Monthly Review, May, 1999 by Christopher Phelps

Sweezy's day before the inquisitors came in 1954 after he was summoned by the New Hampshire Attorney General to answer questions about his involvement with the Progressive Party and a guest lecture he had given at the University of New Hampshire. Sweezy refused to answer on the grounds that his political beliefs should not be subject to government inquiry. He lost at the county level and was sentenced to jail, but was set free on bail for three years as the appeal made its way through the judicial system. In 1957, the U.S. Supreme Court overturned the conviction on technical grounds as one of a series of decisions correcting the worst excesses of the McCarthy era.(26)

9.

One inadvertent legacy of the McCarthy years was the creation of Monthly Review Press.
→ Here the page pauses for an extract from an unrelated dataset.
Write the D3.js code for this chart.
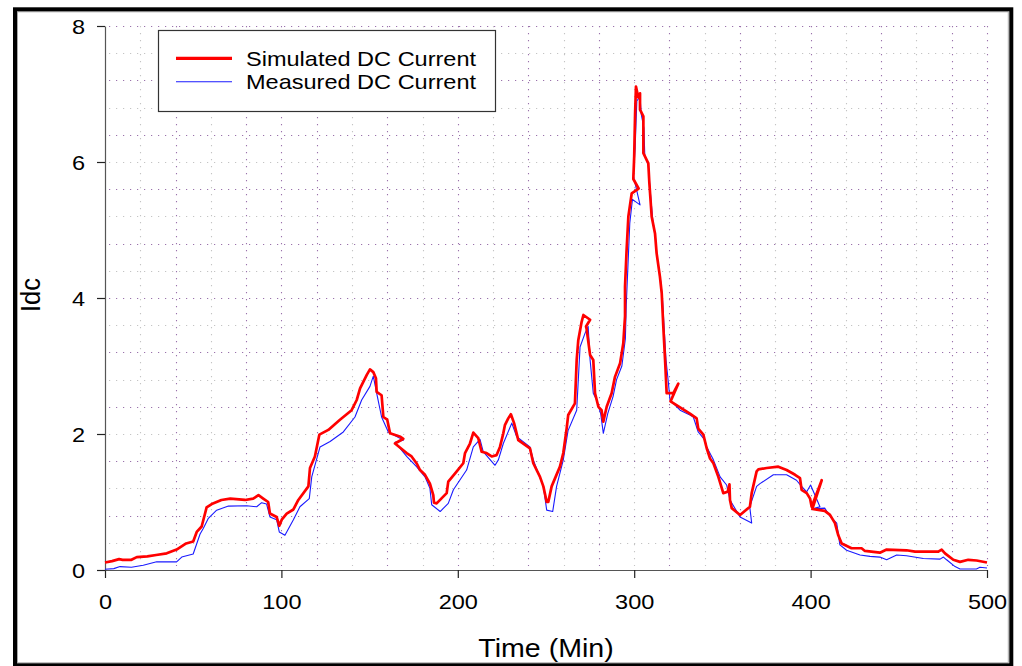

It all began with I. F. Stone's inability to find a publisher for his assessment of the official version of the Korean War. Written with humor and critical bite, the manuscript suggested that rather than being a case of simple unprovoked aggression from the North, the war - still underway at that time - had been "encouraged politically by silence, invited militarily by defensive formations, and finally set off by some minor lunges across the border," and that the truth about its precise origins lay somewhere "hidden in the murk of dispute between pro-Communists and anti-Communists."(27)

Stone had been a writer for the New York Post from 1933 to 1939, Washington correspondent of The Nation between 1940 and 1946, and writer for the New York dailies PM, the Star, and the Daily Compass from 1942 to 1952. That a journalist with his experience, ability, and ready-made audience was unable to get his book published was dramatic indication that in the realm of culture the Cold War had fallen to sub-zero temperatures. Sweezy and Huberman decided the book should see the light of day, and The Hidden History of the Korean War (1952) became the first title offered by Monthly Review Press.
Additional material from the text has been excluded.